On his radio program, Sean Hannity asked, “If the term is that offensive, well, why haven’t they, meaning Sharpton and [Jesse] Jackson, why haven’t they been out protesting the repeated references and worse, by some of the music artists that are out there?”
On MSNBC’s Scarborough Country, guest John Ridley argued, “You can flip over to MTV or BET and see rap music videos made by black people objectifying black women as video ho’s.”
Finally, the Imus story was also simple to understand. A viewer, listener or reader could grasp the controversy and have a strong opinion after less than a minute of hearing Imus’s initial remark and one of his several attempts at apologizing.
The relative compactness of the Imus story made it perfect for a media culture quick to move from facts to talk, and for members of the media to express judgments about the situation and its impact on media as a whole.

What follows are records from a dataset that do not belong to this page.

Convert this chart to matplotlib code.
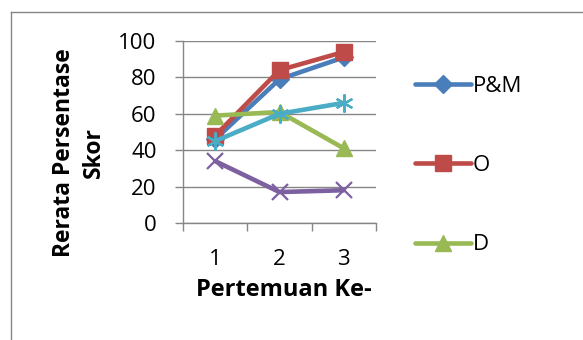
import matplotlib
matplotlib.use("Agg")
import matplotlib.pyplot as plt
from matplotlib.lines import Line2D

plt.rcParams["font.family"] = ["Open Sans", "DejaVu Sans"]

# data
meetings = ["1", "2", "3"]
series_names = ["P&M", "O", "D", "E", "K"]
pm_vals = [46, 79, 91]
o_vals = [48, 84, 94]
d_vals = [59, 61, 41]
e_vals = [34, 17, 18]
k_vals = [45, 60, 66]

colors = ["#4A7EBB", "#BE4B48", "#98B954", "#7D60A0", "#4BACC6"]
markers = ["D", "s", "^", "x", (6, 2, 0)]
msizes = [9, 11, 11, 11, 13]

fig = plt.figure(figsize=(5.83, 3.4), dpi=100)
ax = fig.add_axes([183 / 583, 1 - 223 / 340, 193 / 583, 182 / 340])

xs = [i + 0.5 for i in range(len(meetings))]
all_vals = [pm_vals, o_vals, d_vals, e_vals, k_vals]
handles = []
for name, vals, c, m, ms in zip(series_names, all_vals, colors, markers, msizes):
    h, = ax.plot(xs, vals, color=c, lw=3.3, marker=m, markersize=ms,
                 markeredgecolor=c, markeredgewidth=1.6 if m in ("x", (6, 2, 0)) else 1,
                 solid_capstyle="round", label=name)
    handles.append(h)

ax.set_xlim(0, 3)
ax.set_ylim(0, 100)
ax.set_yticks(range(0, 101, 20))
ax.set_xticks([0, 1, 2, 3])
ax.set_xticklabels([])
ax.set_xticks(xs, minor=True)
ax.set_xticklabels(meetings, minor=True)
ax.tick_params(axis="x", which="major", length=6, color="#868686", width=1)
ax.tick_params(axis="x", which="minor", length=0, pad=19, labelsize=16)
ax.tick_params(axis="y", length=6, color="#868686", width=1, labelsize=16, pad=13)
ax.grid(axis="y", color="#868686", lw=1)
ax.set_axisbelow(True)
for s in ["top", "right"]:
    ax.spines[s].set_visible(False)
for s in ["left", "bottom"]:
    ax.spines[s].set_color("#868686")
    ax.spines[s].set_linewidth(1)

ax.set_xlabel("Pertemuan Ke-", fontsize=17, fontweight="bold")
ax.xaxis.set_label_coords(0.525, -0.368)
ax.xaxis.label.set_va("center")
ax.set_ylabel("Rerata Persentase\nSkor", fontsize=16.5, fontweight="bold",
              linespacing=1.35)
ax.yaxis.set_label_coords(-0.539, 0.385)
ax.yaxis.label.set_va("center")

fig.legend(handles=handles[:3], loc="upper left",
           bbox_to_anchor=(415 / 583, 1 - 76 / 340), frameon=False,
           fontsize=16, handlelength=2.5, handletextpad=0.1,
           labelspacing=2.62, borderpad=0, borderaxespad=0)

# outer chart frame (only left and top edges visible in the crop)
fig.add_artist(Line2D([11 / 583, 11 / 583], [0, 1 - 12 / 340],
                      transform=fig.transFigure, color="#868686", lw=1))
fig.add_artist(Line2D([11 / 583, 1], [1 - 12 / 340, 1 - 12 / 340],
                      transform=fig.transFigure, color="#868686", lw=1))

fig.savefig("out.png", dpi=100)
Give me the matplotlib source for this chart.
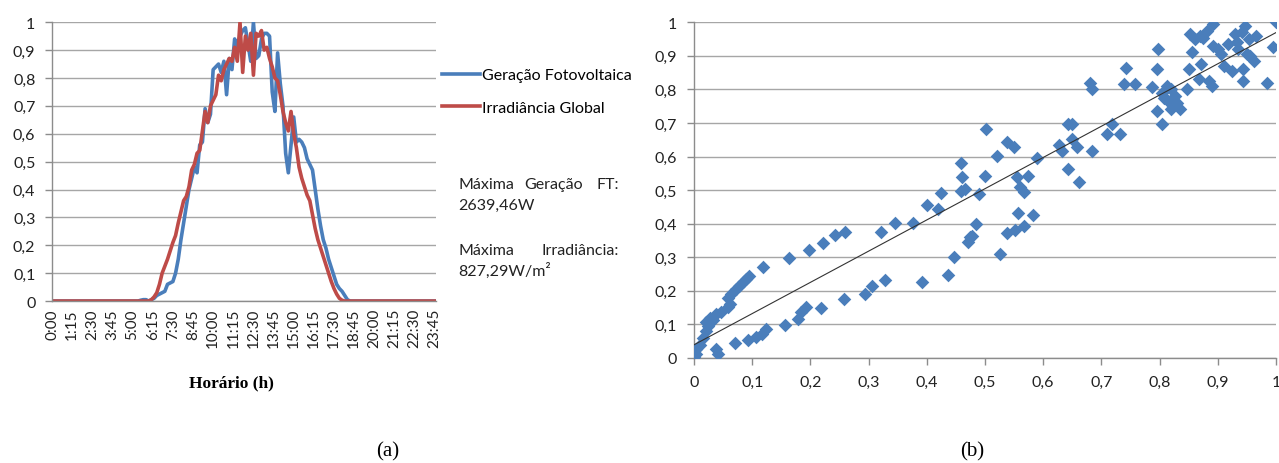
import numpy as np
import matplotlib
matplotlib.use("Agg")
import matplotlib.pyplot as plt
from matplotlib.ticker import FuncFormatter, MultipleLocator

AZUL = "#4A7EBB"
VERMELHO = "#BE4B48"
GRADE = "#a6a6a6"
EIXO = "#8c8c8c"
TEXTO = "#222222"

# 10-minute samples from 0:00 to 23:50
minutos = np.arange(0, 1440, 10)

# normalised values from 5:30 to 18:20, zero outside
geracao_dia = [
    0.003, 0.005, 0.005,
    0.0, 0.005, 0.01, 0.02, 0.025, 0.03,
    0.035, 0.06, 0.065, 0.07, 0.10, 0.15,
    0.22, 0.28, 0.34, 0.40, 0.44, 0.48,
    0.46, 0.56, 0.57, 0.69, 0.64, 0.67,
    0.83, 0.84, 0.85, 0.82, 0.86, 0.74,
    0.87, 0.83, 0.94, 0.91, 0.95, 0.97,
    0.98, 0.92, 0.86, 1.0, 0.87, 0.88,
    0.94, 0.96, 0.96, 0.95, 0.75, 0.68,
    0.89, 0.78, 0.70, 0.53, 0.46, 0.56,
    0.66, 0.57, 0.58, 0.57, 0.55, 0.51,
    0.49, 0.47, 0.40, 0.33, 0.27, 0.22,
    0.19, 0.15, 0.12, 0.09, 0.06, 0.045,
    0.035, 0.02, 0.005,
]
irradiancia_dia = [
    0.0, 0.0, 0.0,
    0.0, 0.005, 0.015, 0.03, 0.06, 0.10,
    0.125, 0.15, 0.18, 0.21, 0.235, 0.28,
    0.32, 0.36, 0.375, 0.41, 0.47, 0.49,
    0.53, 0.54, 0.61, 0.68, 0.64, 0.70,
    0.72, 0.74, 0.81, 0.79, 0.83, 0.85,
    0.87, 0.86, 0.91, 0.86, 1.0, 0.82,
    0.95, 0.90, 0.96, 0.81, 0.96, 0.95,
    0.97, 0.90, 0.91, 0.87, 0.84, 0.80,
    0.79, 0.74, 0.68, 0.64, 0.61, 0.68,
    0.60, 0.55, 0.48, 0.44, 0.41, 0.38,
    0.36, 0.31, 0.26, 0.22, 0.19, 0.16,
    0.13, 0.10, 0.07, 0.045, 0.025, 0.01,
    0.003, 0.0, 0.0,
]
noite_manha = [0.0] * 33
noite_tarde = [0.0] * 33
geracao = noite_manha + geracao_dia + noite_tarde
irradiancia = noite_manha + irradiancia_dia + noite_tarde

# scatter: irradiance (x) vs generation (y), both normalised
irr_x = [
    0.000, 0.004, 0.003, 0.010, 0.015, 0.020, 0.021, 0.024, 0.027, 0.033,
    0.038, 0.047, 0.058, 0.062, 0.058, 0.064, 0.073, 0.078, 0.084, 0.090,
    0.094, 0.119, 0.164, 0.197, 0.222, 0.242, 0.259, 0.321, 0.346, 0.376,
    0.400, 0.419, 0.425, 0.459, 0.461, 0.459, 0.466,
    0.038, 0.041, 0.070, 0.093, 0.107, 0.116, 0.124, 0.156, 0.179, 0.184,
    0.193, 0.219, 0.258, 0.293, 0.305, 0.328, 0.391, 0.437, 0.447, 0.471,
    0.475, 0.478, 0.484, 0.490, 0.500, 0.502, 0.521, 0.526, 0.537, 0.537,
    0.549, 0.552, 0.555, 0.556, 0.560, 0.567, 0.567, 0.574, 0.582, 0.590,
    0.627, 0.632, 0.643, 0.643, 0.650, 0.649, 0.658, 0.661, 0.683, 0.680,
    0.683, 0.710, 0.718, 0.732, 0.738, 0.743, 0.758, 0.787, 0.795, 0.798,
    0.795, 0.804, 0.804, 0.808, 0.812, 0.815, 0.820, 0.820, 0.826, 0.830,
    0.835, 0.847, 0.850, 0.852, 0.855, 0.860, 0.867, 0.870, 0.871, 0.875,
    0.881, 0.884, 0.890, 0.892, 0.892, 0.900, 0.905, 0.910, 0.918, 0.924,
    0.930, 0.933, 0.935, 0.941, 0.944, 0.944, 0.947, 0.950, 0.953, 0.956,
    0.962, 0.965, 0.984, 0.995, 1.000,
]
ger_y = [
    0.003, 0.012, 0.027, 0.040, 0.060, 0.080, 0.106, 0.095, 0.118, 0.112,
    0.130, 0.136, 0.152, 0.160, 0.180, 0.190, 0.205, 0.215, 0.225, 0.235,
    0.245, 0.270, 0.297, 0.321, 0.342, 0.366, 0.374, 0.376, 0.402, 0.402,
    0.457, 0.444, 0.492, 0.582, 0.538, 0.498, 0.503,
    0.027, 0.012, 0.045, 0.055, 0.063, 0.071, 0.086, 0.099, 0.116, 0.136,
    0.151, 0.149, 0.176, 0.192, 0.215, 0.233, 0.225, 0.247, 0.300, 0.344,
    0.359, 0.364, 0.400, 0.488, 0.541, 0.682, 0.602, 0.310, 0.642, 0.372,
    0.627, 0.381, 0.538, 0.432, 0.508, 0.493, 0.392, 0.541, 0.427, 0.597,
    0.634, 0.617, 0.564, 0.696, 0.698, 0.652, 0.627, 0.523, 0.617, 0.820,
    0.800, 0.667, 0.696, 0.667, 0.815, 0.865, 0.815, 0.806, 0.736, 0.920,
    0.860, 0.696, 0.790, 0.775, 0.810, 0.766, 0.741, 0.800, 0.781, 0.760,
    0.741, 0.800, 0.860, 0.964, 0.910, 0.950, 0.830, 0.960, 0.875, 0.954,
    0.974, 0.825, 0.810, 0.994, 0.930, 0.920, 0.905, 0.870, 0.935, 0.855,
    0.965, 0.940, 0.920, 0.970, 0.825, 0.860, 0.990, 0.905, 0.950, 0.900,
    0.885, 0.960, 0.820, 0.925, 1.000,
]

rotulos_hora = ["%d:%02d" % (m // 60, m % 60) for m in range(0, 1440, 75)]

plt.rcParams["font.family"] = ["Lato", "DejaVu Sans"]
TAM = 11.5


def virgula(v, pos):
    s = "%.1f" % v
    if s.endswith(".0"):
        s = s[:-2]
    return s.replace(".", ",")


def estilo(ax):
    ax.set_ylim(0, 1)
    ax.yaxis.set_major_locator(MultipleLocator(0.1))
    ax.yaxis.set_major_formatter(FuncFormatter(virgula))
    ax.grid(axis="y", color=GRADE, linewidth=1.0)
    ax.set_axisbelow(True)
    for lado in ("top", "right"):
        ax.spines[lado].set_visible(False)
    for lado in ("left", "bottom"):
        ax.spines[lado].set_color(EIXO)
        ax.spines[lado].set_linewidth(1.0)
    ax.tick_params(axis="y", direction="out", length=5, width=1, color=EIXO,
                   labelsize=TAM, pad=7, labelcolor=TEXTO)


def px(x, y):
    return x / 1279, 1 - y / 464


fig = plt.figure(figsize=(12.79, 4.64), dpi=100)

# (a) daily curves
ax1 = fig.add_axes([0.0407, 0.349, 0.3002, 0.601])
estilo(ax1)
ax1.plot(minutos, geracao, color=AZUL, linewidth=2.6, label="Geração Fotovoltaica")
ax1.plot(minutos, irradiancia, color=VERMELHO, linewidth=2.6, label="Irradiância Global")
ax1.set_xlim(0, 1430)
ax1.set_xticks(range(0, 1440, 75))
ax1.set_xticklabels(rotulos_hora, rotation=90, va="top", ha="center")
ax1.tick_params(axis="x", length=0, pad=5, labelsize=TAM - 0.5, labelcolor=TEXTO)

ax1.legend(loc="upper left", bbox_to_anchor=px(442, 69),
           bbox_transform=fig.transFigure, frameon=False, fontsize=TAM,
           handlelength=2.4, handletextpad=0.1, labelspacing=1.15,
           borderpad=0, borderaxespad=0)

# justified text box beside the legend
for x, y, s, ha in [
    (458, 185, "Máxima", "left"),
    (554, 185, "Geração", "center"),
    (619, 185, "FT:", "right"),
    (458, 206, "2639,46W", "left"),
    (458, 251, "Máxima", "left"),
    (619, 251, "Irradiância:", "right"),
    (458, 271, "827,29W/m²", "left"),
]:
    fig.text(*px(x, y), s, fontsize=TAM, va="center", ha=ha, color=TEXTO)

fig.text(*px(231, 383), "Horário (h)", fontsize=12.5, fontweight="bold",
         family="Liberation Serif", ha="center", va="center")

# (b) generation vs irradiance
ax2 = fig.add_axes([0.5426, 0.2263, 0.4551, 0.7237])
estilo(ax2)
ax2.scatter(irr_x, ger_y, marker="D", s=48, color=AZUL, linewidths=0, zorder=3)
coef = np.polyfit(irr_x, ger_y, 1)
reta_x = np.array([0.0, 1.0])
ax2.plot(reta_x, np.polyval(coef, reta_x), color="#333333", linewidth=0.8, zorder=4)
ax2.set_xlim(0, 1)
ax2.xaxis.set_major_locator(MultipleLocator(0.1))
ax2.xaxis.set_major_formatter(FuncFormatter(virgula))
ax2.tick_params(axis="x", direction="out", length=5, width=1, color=EIXO,
                labelsize=TAM, pad=7, labelcolor=TEXTO)
for rot in ax2.get_xticklabels() + ax2.get_yticklabels():
    rot.set_clip_on(False)

fig.text(*px(388, 452), "(a)", fontsize=15, family="Liberation Serif",
         ha="center", va="center")
fig.text(*px(972, 452), "(b)", fontsize=15, family="Liberation Serif",
         ha="center", va="center")

fig.savefig("out.png", dpi=100)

In announcing his decision to drop Imus, NBC News President Steve Capus suggested that conversation had even influenced the network. “I think there has been some very interesting conversation going on in this country about what’s appropriate, about race relations, and I hope that conversation goes forward….And when you start looking at all of the body of work and everything that was said all through the years, at some point you have to say, ‘enough is enough.’”
And as the week ended, the conversation had turned to whether Imus was a victim of political correctness or whether other media people should lose their jobs.
Basketball owner Mark Cuban wrote on his blog, “If the Imus show was on [Cuban’s television network] HDNET would I have fired him? Hell no. I would have expected him to apologize, but he would have kept his job. Firing him would just get him a job on HBO.”
Republican presidential hopeful Mike Huckabee of Arkansas, seeing a double standard, also suggested during a campaign stop in Iowa that perhaps the story was not over yet. “If Imus is going to get fired, then there’s a lot of other people that need to go out the door. Rosie [O’Donnell] has probably got to go. Bill Maher has to go. Gosh, half of talk radio and television has to go.”